### DATASET EXCERPT
++++++++
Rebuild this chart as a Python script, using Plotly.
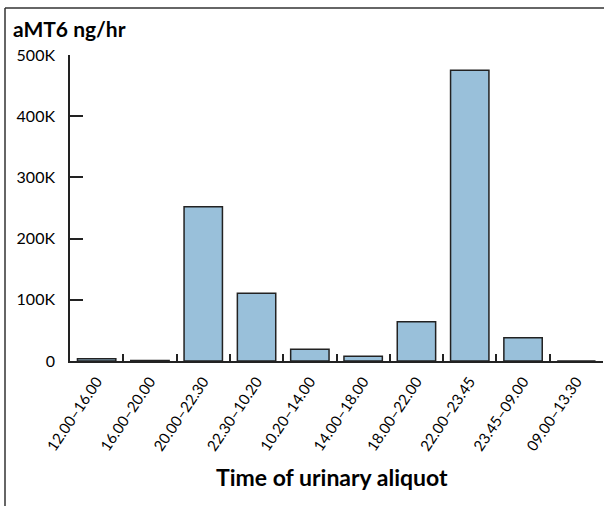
import plotly.graph_objects as go

categories = ["12.00–16.00", "16.00–20.00", "20.00–22.30", "22.30–10.20", "10.20–14.00",
              "14.00–18.00", "18.00–22.00", "22.00–23.45", "23.45–09.00", "09.00–13.30"]
values = [3800, 1000, 252000, 110500, 19000, 7700, 64000, 475000, 38000, 0]
y_tickvals = [0, 100000, 200000, 300000, 400000, 500000]
y_ticktext = ["0", "100K", "200K", "300K", "400K", "500K"]

FONT = "Lato"

fig = go.Figure(go.Bar(
    x=categories, y=values,
    marker=dict(color="#99C0DA", line=dict(color="#222222", width=1.5)),
))

fig.update_layout(
    width=604, height=506,
    margin=dict(l=70, r=1, t=55, b=145),
    paper_bgcolor="white", plot_bgcolor="white",
    bargap=0.28,
    showlegend=False,
    font=dict(family=FONT, color="black", size=14),
    xaxis=dict(
        type="category", tickson="boundaries", ticks="inside", ticklen=7,
        tickwidth=1.5, tickcolor="#222", showline=True, linecolor="#222",
        linewidth=1.5, tickangle=-56, showgrid=False, zeroline=False,
        tickfont=dict(family=FONT, size=15), fixedrange=True, automargin=False,
        ticklabelstandoff=4,
    ),
    yaxis=dict(
        range=[0, 500000], tickvals=y_tickvals, ticktext=y_ticktext,
        ticks="inside", ticklen=13, tickwidth=1.5, tickcolor="#222",
        showline=True, linecolor="#222", linewidth=1.5, showgrid=False,
        zeroline=False, tickfont=dict(family=FONT, size=16),
        ticklabelstandoff=10, automargin=False, fixedrange=True,
    ),
    annotations=[
        dict(text="<b>aMT6 ng/hr</b>", xref="paper", yref="paper",
             x=(11 - 70) / 533, y=(361 - 28) / 306, xanchor="left", yanchor="middle",
             showarrow=False, font=dict(family=FONT, size=21)),
        dict(text="<b>Time of urinary aliquot</b>", xref="paper", yref="paper",
             x=(332 - 70) / 533, y=(361 - 477) / 306, xanchor="center", yanchor="middle",
             showarrow=False, font=dict(family=FONT, size=23)),
    ],
    shapes=[
        dict(type="line", xref="paper", yref="paper",
             x0=(5 - 70) / 533, x1=(5 - 70) / 533, y0=(361 - 8) / 306, y1=(361 - 510) / 306,
             line=dict(color="#333", width=1.5)),
        dict(type="line", xref="paper", yref="paper",
             x0=(5 - 70) / 533, x1=(610 - 70) / 533, y0=(361 - 8) / 306, y1=(361 - 8) / 306,
             line=dict(color="#333", width=1.5)),
    ],
)

fig.write_html("out.html", config={"displayModeBar": False},
               post_script="document.body.style.margin='0';")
++++++++
### WRITTEN PROBLEM
Pictures in the data above should not be copied; transcribe everything else exactly.

### SOLUTION BELOW
Rebuild this chart as a Python script, using Plotly.
import plotly.graph_objects as go

categories = ["12.00–16.00", "16.00–20.00", "20.00–22.30", "22.30–10.20", "10.20–14.00",
              "14.00–18.00", "18.00–22.00", "22.00–23.45", "23.45–09.00", "09.00–13.30"]
values = [3800, 1000, 252000, 110500, 19000, 7700, 64000, 475000, 38000, 0]
y_tickvals = [0, 100000, 200000, 300000, 400000, 500000]
y_ticktext = ["0", "100K", "200K", "300K", "400K", "500K"]

FONT = "Lato"

fig = go.Figure(go.Bar(
    x=categories, y=values,
    marker=dict(color="#99C0DA", line=dict(color="#222222", width=1.5)),
))

fig.update_layout(
    width=604, height=506,
    margin=dict(l=70, r=1, t=55, b=145),
    paper_bgcolor="white", plot_bgcolor="white",
    bargap=0.28,
    showlegend=False,
    font=dict(family=FONT, color="black", size=14),
    xaxis=dict(
        type="category", tickson="boundaries", ticks="inside", ticklen=7,
        tickwidth=1.5, tickcolor="#222", showline=True, linecolor="#222",
        linewidth=1.5, tickangle=-56, showgrid=False, zeroline=False,
        tickfont=dict(family=FONT, size=15), fixedrange=True, automargin=False,
        ticklabelstandoff=4,
    ),
    yaxis=dict(
        range=[0, 500000], tickvals=y_tickvals, ticktext=y_ticktext,
        ticks="inside", ticklen=13, tickwidth=1.5, tickcolor="#222",
        showline=True, linecolor="#222", linewidth=1.5, showgrid=False,
        zeroline=False, tickfont=dict(family=FONT, size=16),
        ticklabelstandoff=10, automargin=False, fixedrange=True,
    ),
    annotations=[
        dict(text="<b>aMT6 ng/hr</b>", xref="paper", yref="paper",
             x=(11 - 70) / 533, y=(361 - 28) / 306, xanchor="left", yanchor="middle",
             showarrow=False, font=dict(family=FONT, size=21)),
        dict(text="<b>Time of urinary aliquot</b>", xref="paper", yref="paper",
             x=(332 - 70) / 533, y=(361 - 477) / 306, xanchor="center", yanchor="middle",
             showarrow=False, font=dict(family=FONT, size=23)),
    ],
    shapes=[
        dict(type="line", xref="paper", yref="paper",
             x0=(5 - 70) / 533, x1=(5 - 70) / 533, y0=(361 - 8) / 306, y1=(361 - 510) / 306,
             line=dict(color="#333", width=1.5)),
        dict(type="line", xref="paper", yref="paper",
             x0=(5 - 70) / 533, x1=(610 - 70) / 533, y0=(361 - 8) / 306, y1=(361 - 8) / 306,
             line=dict(color="#333", width=1.5)),
    ],
)

fig.write_html("out.html", config={"displayModeBar": False},
               post_script="document.body.style.margin='0';")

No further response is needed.